[TASK OBJECTIVE]
Working from the top of the listing below, retype each line through the line containing "import plotly.graph_objects as go", both included, with no pictures.

[INFORMATION PROVIDED]
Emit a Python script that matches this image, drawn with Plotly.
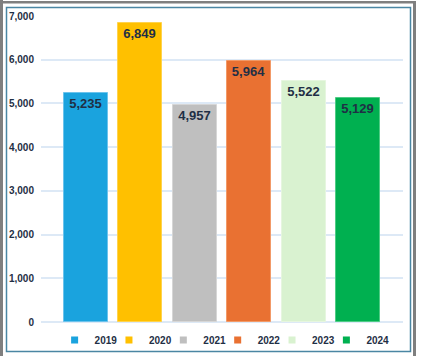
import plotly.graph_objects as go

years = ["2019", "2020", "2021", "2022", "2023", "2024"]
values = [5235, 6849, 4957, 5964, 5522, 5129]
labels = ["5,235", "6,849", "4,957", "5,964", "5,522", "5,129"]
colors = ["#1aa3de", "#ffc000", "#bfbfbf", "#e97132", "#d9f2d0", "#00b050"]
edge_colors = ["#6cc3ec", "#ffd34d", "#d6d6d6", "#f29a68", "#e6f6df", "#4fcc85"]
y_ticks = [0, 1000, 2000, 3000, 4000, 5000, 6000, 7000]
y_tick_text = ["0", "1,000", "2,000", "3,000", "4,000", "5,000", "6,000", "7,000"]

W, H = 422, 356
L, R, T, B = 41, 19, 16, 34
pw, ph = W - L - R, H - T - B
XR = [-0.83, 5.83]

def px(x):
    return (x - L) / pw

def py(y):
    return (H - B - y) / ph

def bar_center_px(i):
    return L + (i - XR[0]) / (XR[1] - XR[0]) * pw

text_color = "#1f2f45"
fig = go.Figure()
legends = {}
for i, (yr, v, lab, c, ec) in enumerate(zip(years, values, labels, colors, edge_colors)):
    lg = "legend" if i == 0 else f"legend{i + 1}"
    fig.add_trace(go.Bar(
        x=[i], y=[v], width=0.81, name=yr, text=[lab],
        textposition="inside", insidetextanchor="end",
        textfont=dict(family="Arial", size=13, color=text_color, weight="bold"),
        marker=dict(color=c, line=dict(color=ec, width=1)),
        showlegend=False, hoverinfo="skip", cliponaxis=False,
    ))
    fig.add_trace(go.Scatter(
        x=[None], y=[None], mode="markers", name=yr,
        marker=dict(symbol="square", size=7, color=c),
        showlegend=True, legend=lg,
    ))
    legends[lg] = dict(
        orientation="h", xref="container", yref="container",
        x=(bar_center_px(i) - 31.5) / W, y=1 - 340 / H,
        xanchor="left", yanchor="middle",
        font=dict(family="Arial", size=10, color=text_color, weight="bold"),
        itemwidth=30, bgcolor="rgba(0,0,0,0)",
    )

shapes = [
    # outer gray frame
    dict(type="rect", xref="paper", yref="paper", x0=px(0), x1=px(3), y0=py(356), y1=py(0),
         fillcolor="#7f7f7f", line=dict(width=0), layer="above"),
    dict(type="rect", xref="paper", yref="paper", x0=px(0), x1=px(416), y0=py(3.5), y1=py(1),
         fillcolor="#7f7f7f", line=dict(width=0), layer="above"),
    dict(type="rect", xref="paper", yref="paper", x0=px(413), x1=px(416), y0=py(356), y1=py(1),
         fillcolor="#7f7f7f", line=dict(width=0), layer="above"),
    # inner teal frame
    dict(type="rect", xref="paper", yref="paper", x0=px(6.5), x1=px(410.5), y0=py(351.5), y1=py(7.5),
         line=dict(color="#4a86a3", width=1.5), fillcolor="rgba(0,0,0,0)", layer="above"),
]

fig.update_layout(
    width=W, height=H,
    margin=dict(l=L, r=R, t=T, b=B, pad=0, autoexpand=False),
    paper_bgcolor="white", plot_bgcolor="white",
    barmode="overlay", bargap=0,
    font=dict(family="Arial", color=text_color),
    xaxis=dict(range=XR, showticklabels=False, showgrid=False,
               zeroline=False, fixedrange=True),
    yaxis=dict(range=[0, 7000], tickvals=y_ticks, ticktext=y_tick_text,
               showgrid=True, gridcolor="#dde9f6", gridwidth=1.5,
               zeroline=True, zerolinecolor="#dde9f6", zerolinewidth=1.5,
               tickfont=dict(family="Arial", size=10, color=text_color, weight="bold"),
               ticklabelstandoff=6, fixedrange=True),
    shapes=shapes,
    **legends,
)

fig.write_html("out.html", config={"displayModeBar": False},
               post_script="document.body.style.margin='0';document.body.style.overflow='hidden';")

[RESULT FOR THIS TASK]
Emit a Python script that matches this image, drawn with Plotly.
import plotly.graph_objects as go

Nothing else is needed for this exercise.